Ava Vidal, Soho Theatre - comedy review

Vidal is engaging and amiable but this “project” might work better as a light-hearted book than a show
20 September 2013

When it comes to hinterland, Ava Vidal has plenty to go around. Before she was a comedian she worked as a prison officer in Pentonville while she was a single mum. She has dug into her own colourful history for previous performances and now, in He’s Not A Keeper, she mines other people’s pasts.

The title comes from a Facebook page she created, asking readers to contribute stories about their car- crash searches for Mr Right. She was quickly inundated with tales of feckless, unfaithful men with dirty habits, zero social skills and a tendency to come out with feeble “dog ate my homework” fibs at every opportunity. This enjoyable monologue largely consists of Vidal working through these anecdotes.

Some entries are so outrageous they hardly need any embellishment to be horrifically funny. Men who talk constantly about past lovers. The man fixated on his mother like “some kind of black Norman Bates”. Between these excerpts the frank raconteur reveals her own predilection for Mr Wrongs. Her first major boyfriend had a flashy car but could burp for England.

Vidal is engaging and amiable but this “project” might work better as a light-hearted book than a show. In a year when feminism came to the fore on the Edinburgh Fringe with Bridget Christie’s Foster’s Award victory there’s something dated about He’s Not A Keeper. And as a performance it lacks the passion of Luisa Omielan’s What Would Beyoncé Do?, which took a more intense approach to dating game travails.

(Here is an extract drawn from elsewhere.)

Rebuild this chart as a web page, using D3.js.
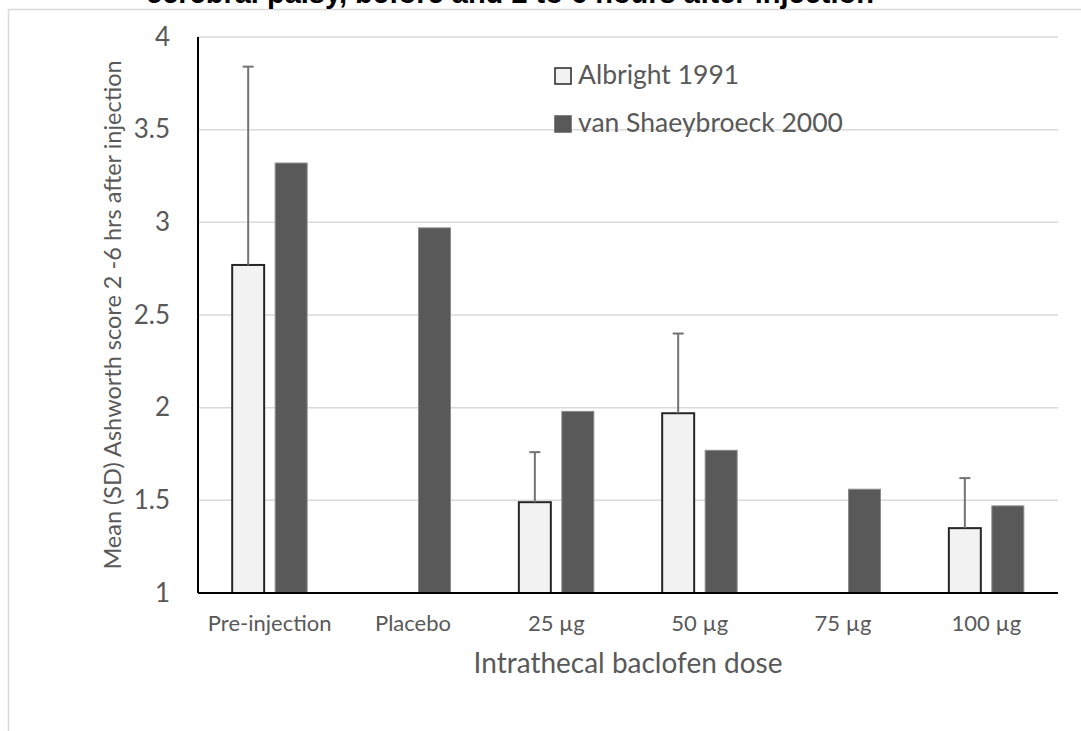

He’s Not A Keeper is not dull, it just feels like an early draft. We never get close to understanding why women are drawn to hopeless cases. Instead we just get obvious songs, such as Carly Simon’s Your So Vain, to underline points Vidal has already made. We did, however, discover that the Northern line is the capital’s sexiest Tube line. Stockwell station may never seem quite the same again.